Neal January 15, 2013 at 1:20 pm

Thanks Sandy, to you too.


Manuel Gonzalez January 14, 2013 at 4:58 pm

Neal: I completed the first four steps and earned my first statue. Definitely, the Lindeman exercise will become part of my daily routine practice. I think this is for ever, since finger movement this way it’s a lot challenging but welcome because means improvements. Thanks for your advices.



Neal January 15, 2013 at 1:21 pm

Thanks Manuel, definitely will change how you play. The awareness of your fingers will also help with awareness of all the other nuances of the music and actually, your fingers affect everything else.


fergus January 24, 2013 at 3:31 pm

This is fantastic really enjoying since i joined and, Neal your response to my e-mails is so fast its like your in the room with me no waiting around for days expecting an e-mail to tell me what to do next, i was a bit skeptical at first as to how this would work out trying to learn through the net, but I’m in for the long haul!! keep up the good work Neal.


Vijai Anand February 17, 2013 at 10:32 am

Hey Neal,

Trying to keep the practise based on the structure you suggested, feels like made better progress.

I think Lindeman helps to warm up a bit and feel the the sound and tone are getting better with long tones.

Still at times the tone go out of control in few transitions.

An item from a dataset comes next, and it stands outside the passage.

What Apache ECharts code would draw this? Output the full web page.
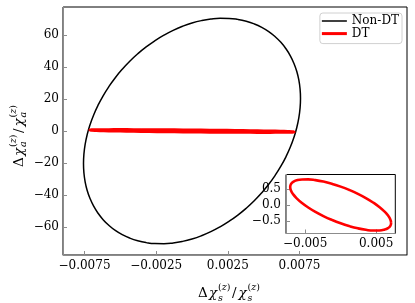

Is this something to do with breathing? not doing the breath in the right place? or something to do with weak embouchure?.

I still struggle with play by ear. For example listening to Misty and tried playing it but not sure where to start etc. Is it something to do with because don’t have any fundamentals of playing scales and intervals?

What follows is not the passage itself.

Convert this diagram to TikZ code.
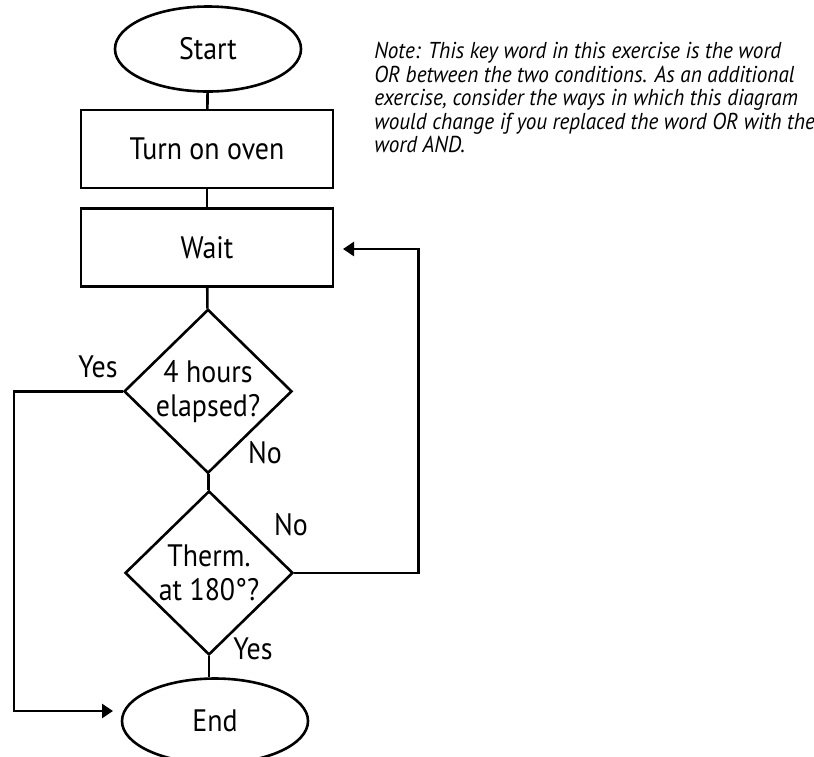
\documentclass[tikz,border=0pt]{standalone}
\usepackage{fontspec}
\setmainfont{PT Sans}[FakeStretch=0.9]
\newfontfamily\notefont{PT Sans}[FakeStretch=0.92]
\usepackage{tikz}
\usetikzlibrary{arrows.meta,positioning,shapes}

\begin{document}
\begin{tikzpicture}[x=1pt,y=-1pt,line width=2.6pt,
    font=\fontsize{31}{34}\selectfont]
	\tikzstyle{terminal}
	  =[draw, ellipse, inner sep=0pt, minimum width=186pt, minimum height=85pt]
	\tikzstyle{process}
	  =[draw, rectangle, inner sep=0pt, minimum width=252pt, minimum height=78pt]
	\tikzstyle{decision}
	  =[draw, diamond, inner sep=-10pt, align=center, minimum width=168pt, minimum height=164pt]
	\tikzstyle{flow}
	  =[-{Triangle[length=11pt,width=14pt]}]

	\useasboundingbox (0,0) rectangle (814,756);

	\node[terminal] (start)
	  at (208,49) {Start};
	\node[process] (turnon)
	  [below=16pt of start, xshift=-1pt] {Turn on oven};
	\node[process] (wait)
	  [below=18pt of turnon] {Wait};
	\node[decision] (hours)
	  [below=20pt of wait, xshift=1pt] {4 hours\\elapsed?};
	\node[decision] (therm)
	  [below=15pt of hours, xshift=1pt] {Therm.\\at 180°?};
	\node[terminal] (end)
	  [below=21pt of therm, xshift=6pt] {End};

	\node[] (yeshours)
	  at (98,367) {Yes};
	\node[] (nohours)
	  at (265,453) {No};
	\node[] (notherm)
	  at (291,525) {No};
	\node[] (yestherm)
	  at (253,649) {Yes};

	\node[anchor=north west, align=left, inner sep=0pt,
	  font=\notefont\fontsize{23}{23.5}\itshape\selectfont] (note)
	  at (373,41) {Note: This key word in this exercise is the word\\
	  OR between the two conditions. As an additional\\
	  exercise, consider the ways in which this diagram\\
	  would change if you replaced the word OR with the\\
	  word AND.};

	\coordinate (waitin) at (343,249);
	\coordinate (endin) at (113,711);

	\draw (start)--(turnon);
	\draw (turnon)--(wait);
	\draw (wait)--(hours);
	\draw (hours)--(therm);
	\draw (therm.south)--(therm.south |- end.north);
	\draw[flow] (therm.east)--++(124,0)|-(waitin);
	\draw[flow] (hours.west)--(14,0 |- hours.west)|-(endin);
\end{tikzpicture}
\end{document}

What is the best way to work out on this?



Neal February 17, 2013 at 10:27 pm

Hey Vijai,
That’s not a bad idea, I usually warm up with Lindeman too.

The tone could have to do with your breathing or your fingers. Sudden movements with the fingers affect the breathing. Also movements of the body can affect tone.

If you want to play something like Misty, just work on it a small piece at a time. It can be good to figure out the key too. One way to do that is play a scale while listening to the recording and see what fits. And remember that the key changes in many jazz tunes with more complicated chord changes.

You can also just try and figure out the first note and go from there. Let me know if you get stuck.

Maybe try posting on the ‘taking action’ area. Might help you figure out how to move forward.


Michele Pippen August 31, 2013 at 8:38 pm

Yeah! First Statue! xoxo xoxo to you Neal. Thanks I’m heading for the next steps now!


Michele Pippen September 1, 2013 at 3:13 am

St James Infirmary – I may have missed something/reference to it for the alto notation – for Alto, do we have to transcribe the sheet music that’s on pdf from the tenor to Alto?


Neal September 1, 2013 at 11:13 am

No, just play it as written.

The word you’re looking for is ‘transpose’, but don’t do that, play the notes as they are.

You’ll play it in a different key than it would be to play as written for tenor. That’s all right though. If someone was playing an alto and someone was playing a tenor, you wouldn’t both read the same music since it would sound strange, but to hear it in different keys is fine.

Your fingers will move in the same ways for both horns this way.


Michele Pippen September 10, 2013 at 9:52 pm

Thanks, yep, worked it out to just play as written – yes, I meant ‘transpose’ – oops.